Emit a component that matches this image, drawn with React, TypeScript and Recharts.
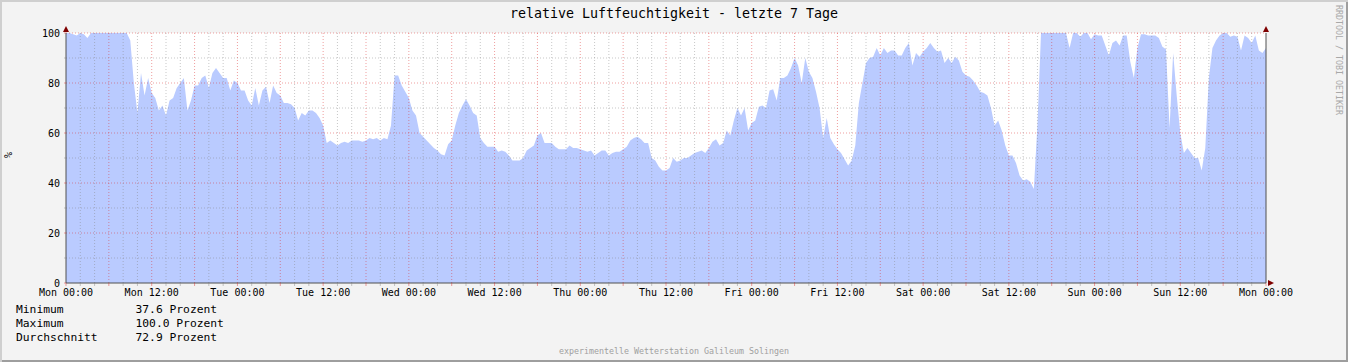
import React from 'react';
import { ComposedChart, Area, XAxis, YAxis, CartesianGrid, ReferenceLine, ReferenceDot } from 'recharts';

// relative Luftfeuchtigkeit, Halbstundenwerte ab Mon 00:00 (7 Tage)
const humidity: number[] = [
  100, 100, 99.5, 99, 100, 99.5, 98, 100, 100, 100, 100, 100, 100, 100, 100, 100, 100, 100,
  97, 80, 68, 84, 75, 82, 76, 74, 69, 71, 67, 73,
  74, 78, 80, 82, 69, 73, 79, 79, 82, 83, 78, 84,
  86, 84, 82, 82, 77, 81, 80, 77, 77, 73, 71, 78,
  71, 77, 78.5, 72, 79, 76, 75, 72, 72, 71.5, 70, 65,
  68, 67, 69, 69, 68, 66, 63, 56, 57, 56, 55, 56,
  56.5, 56, 57, 57, 57, 56.5, 57, 58, 57.5, 58,
  57, 58, 57.5, 63, 83, 83, 79, 76.5, 74, 69, 67, 60,
  58.5, 57, 55.5, 54, 53, 51.5, 51, 55.5, 57, 63, 68, 71,
  73.5, 71, 68, 67, 58, 56, 54.5, 54.5, 54.5, 52.5, 53, 52.5,
  51, 49, 49, 49, 50, 53, 54, 55, 59, 60, 56, 56,
  56, 54.5, 53.5, 53.5, 53.5, 55, 54, 54, 53.5, 53, 52.5, 53,
  51, 52, 53, 53, 51, 52, 52.5, 52.5, 53.5, 54.5, 57, 58,
  58.5, 57.5, 56, 56, 50, 49, 46.5, 45, 45, 46, 50, 48.5,
  49, 50, 50, 51, 52, 52.5,
  53, 52, 54, 56.5, 57.5, 55, 56, 61, 59, 65, 70, 67,
  70, 61, 64, 65, 70.5, 71, 70, 77, 77.5, 73, 82, 82,
  83, 86, 90, 87, 80, 90, 84.5, 82, 76.5, 70, 58, 66,
  58, 55.5, 53.5, 52, 49.5, 47, 49, 55, 72, 80, 88, 90,
  90.5, 94, 91, 94, 92, 93, 93, 91, 91, 94, 96, 87,
  92, 90.5, 92.5, 94, 96, 94, 92.5, 93, 88, 90, 88, 90.5,
  89, 84.5, 83, 82.5, 81, 79, 76.5, 76, 75, 70, 63, 65,
  61, 55, 51, 51, 48, 43, 41, 41.5, 40.5, 37.6, 63, 100,
  100, 100, 100, 100, 100, 100, 100, 94, 100, 100, 98.5, 100,
  100, 97.5, 99.5, 99, 99, 95, 91, 96, 97, 95, 99, 99,
  88.5, 82, 94, 99.5, 99.5, 99, 99, 99, 98, 94.5, 93.5, 62,
  92, 75, 60, 52, 54, 52, 50, 50, 45, 54, 82, 94,
  97, 99, 100, 100, 98.5, 99, 98.5, 93, 99, 98, 96, 99,
  93, 92, 94,
];

const dayNames = ['Mon', 'Tue', 'Wed', 'Thu', 'Fri', 'Sat', 'Sun', 'Mon'];
const hourTicks = Array.from({ length: 85 }, (_, i) => i * 2);
const percentTicks = [0, 10, 20, 30, 40, 50, 60, 70, 80, 90, 100];
const legendRows = [
  ['Minimum', '37.6 Prozent'],
  ['Maximum', '100.0 Prozent'],
  ['Durchschnitt', '72.9 Prozent'],
];

const data = humidity.map((v, i) => ({ h: i * 0.5, v }));

const MONO = '"DejaVu Sans Mono", monospace';
const MINOR = 'rgba(130,130,130,0.45)';
const MAJOR = 'rgba(220,40,40,0.45)';
const ARROW = '#7F0000';
const AXIS = '#505050';

const XTick = (props: any) => {
  const { x, y, payload } = props;
  const h = payload.value;
  const major = h % 6 === 0;
  const label = h % 12 === 0;
  const txt = dayNames[Math.floor(h / 24)] + (h % 24 === 0 ? ' 00:00' : ' 12:00');
  return (
    <g>
      <line x1={x} x2={x} y1={y} y2={y + 3} stroke={major ? MAJOR : MINOR} />
      {label && (
        <text x={x} y={y + 12.5} textAnchor="middle" fontSize={10} fontFamily={MONO} fill="#000">
          {txt}
        </text>
      )}
    </g>
  );
};

const LeftTick = (props: any) => {
  const { x, y, payload } = props;
  const major = payload.value % 20 === 0;
  return (
    <g>
      <line x1={x - 2} x2={x} y1={y} y2={y} stroke={major ? MAJOR : MINOR} />
      {major && (
        <text x={x - 6} y={y + 3.6} textAnchor="end" fontSize={10} fontFamily={MONO} fill="#000">
          {payload.value}
        </text>
      )}
    </g>
  );
};

const RightTick = (props: any) => {
  const { x, y, payload } = props;
  const major = payload.value % 20 === 0;
  return (
    <g>
      <line x1={x} x2={x + 2} y1={y} y2={y} stroke={major ? MAJOR : MINOR} />
      {major && (
        <text x={x + 38} y={y + 3.6} textAnchor="end" fontSize={10} fontFamily={MONO} fill="#000">
          {payload.value}
        </text>
      )}
    </g>
  );
};

const UpArrow = (props: any) => {
  const { cx, cy } = props;
  return <polygon points={`${cx - 3},${cy - 1} ${cx + 3},${cy - 1} ${cx},${cy - 7}`} fill={ARROW} />;
};

const RightArrow = (props: any) => {
  const { cx, cy } = props;
  return <polygon points={`${cx + 2},${cy - 3} ${cx + 2},${cy + 3} ${cx + 8},${cy}`} fill={ARROW} />;
};

const App = () => {
  return (
    <div
      style={{
        position: 'absolute',
        left: 0,
        top: 0,
        width: 1348,
        height: 362,
        background: '#F3F3F3',
        boxShadow: 'inset 2px 2px 0 #CFCFCF, inset -2px -2px 0 #9E9E9E',
        fontFamily: MONO,
      }}
    >
      {/* Titel */}
      <div style={{ position: 'absolute', left: 0, width: 1348, top: 6, textAlign: 'center', fontSize: 13.3, lineHeight: '16px', color: '#000' }}>
        relative Luftfeuchtigkeit - letzte 7 Tage
      </div>

      <ComposedChart width={1348} height={362} data={data} margin={{ top: 33, right: 0, bottom: 0, left: 0 }}>
        <CartesianGrid fill="#FFFFFF" horizontal={false} vertical={false} />
        <XAxis
          dataKey="h"
          type="number"
          domain={[0, 168]}
          ticks={hourTicks}
          interval={0}
          height={79}
          tickSize={0}
          tickMargin={0}
          tick={<XTick />}
          axisLine={{ stroke: AXIS }}
        />
        <YAxis
          yAxisId="l"
          domain={[0, 100]}
          ticks={percentTicks}
          interval={0}
          width={66}
          tickSize={0}
          tickMargin={0}
          tick={<LeftTick />}
          axisLine={{ stroke: AXIS }}
          label={{ value: '%', angle: -90, position: 'insideLeft', offset: 8, fontSize: 10, fontFamily: MONO, fill: '#000' }}
        />
        <YAxis
          yAxisId="r"
          orientation="right"
          domain={[0, 100]}
          ticks={percentTicks}
          interval={0}
          width={82}
          tickSize={0}
          tickMargin={0}
          tick={<RightTick />}
          axisLine={{ stroke: AXIS }}
        />

        <Area
          yAxisId="l"
          dataKey="v"
          type="linear"
          stroke="none"
          fill="#BACBFF"
          fillOpacity={1}
          isAnimationActive={false}
        />

        {/* Gitter */}
        {percentTicks.filter((p) => p > 0).map((p) => (
          <ReferenceLine key={'y' + p} yAxisId="l" y={p} stroke={p % 20 === 0 ? MAJOR : MINOR} strokeDasharray="1 2" />
        ))}
        {hourTicks.filter((h) => h > 0 && h < 168).map((h) => (
          <ReferenceLine key={'x' + h} yAxisId="l" x={h} stroke={h % 6 === 0 ? MAJOR : MINOR} strokeDasharray="1 2" />
        ))}

        {/* Pfeile */}
        <ReferenceDot yAxisId="l" x={0} y={100} shape={<UpArrow />} />
        <ReferenceDot yAxisId="l" x={168} y={100} shape={<UpArrow />} />
        <ReferenceDot yAxisId="l" x={168} y={0} shape={<RightArrow />} />
      </ComposedChart>

      {/* Legende */}
      <div style={{ position: 'absolute', left: 16, top: 303, fontSize: 11.3, lineHeight: '14px', color: '#000' }}>
        {legendRows.map(([name, value]) => (
          <div key={name} style={{ position: 'relative', height: 14 }}>
            <span>{name}</span>
            <span style={{ position: 'absolute', left: 119.5, whiteSpace: 'pre' }}>{value}</span>
          </div>
        ))}
      </div>

      {/* Fusszeile */}
      <div style={{ position: 'absolute', left: 0, width: 1348, top: 346, textAlign: 'center', fontSize: 8.3, lineHeight: '10px', color: '#A0A0A0' }}>
        experimentelle Wetterstation Galileum Solingen
      </div>

      {/* Wasserzeichen */}
      <div
        style={{
          position: 'absolute',
          left: 1334,
          top: 5,
          writingMode: 'vertical-rl',
          fontSize: 8.3,
          lineHeight: '10px',
          color: '#A8A8A8',
          whiteSpace: 'nowrap',
        }}
      >
        RRDTOOL / TOBI OETIKER
      </div>
    </div>
  );
};

export default App;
====================
> [DESCRIPTION OF THE TASK]:
Only lines belong in the copy: transcribe those from the start of the data through the line that contains "CartesianGrid, ReferenceLine, ReferenceDot", and skip the pictures.

> [THE SOLUTION]:
Emit a component that matches this image, drawn with React, TypeScript and Recharts.
import React from 'react';
import { ComposedChart, Area, XAxis, YAxis, CartesianGrid, ReferenceLine, ReferenceDot } from 'recharts';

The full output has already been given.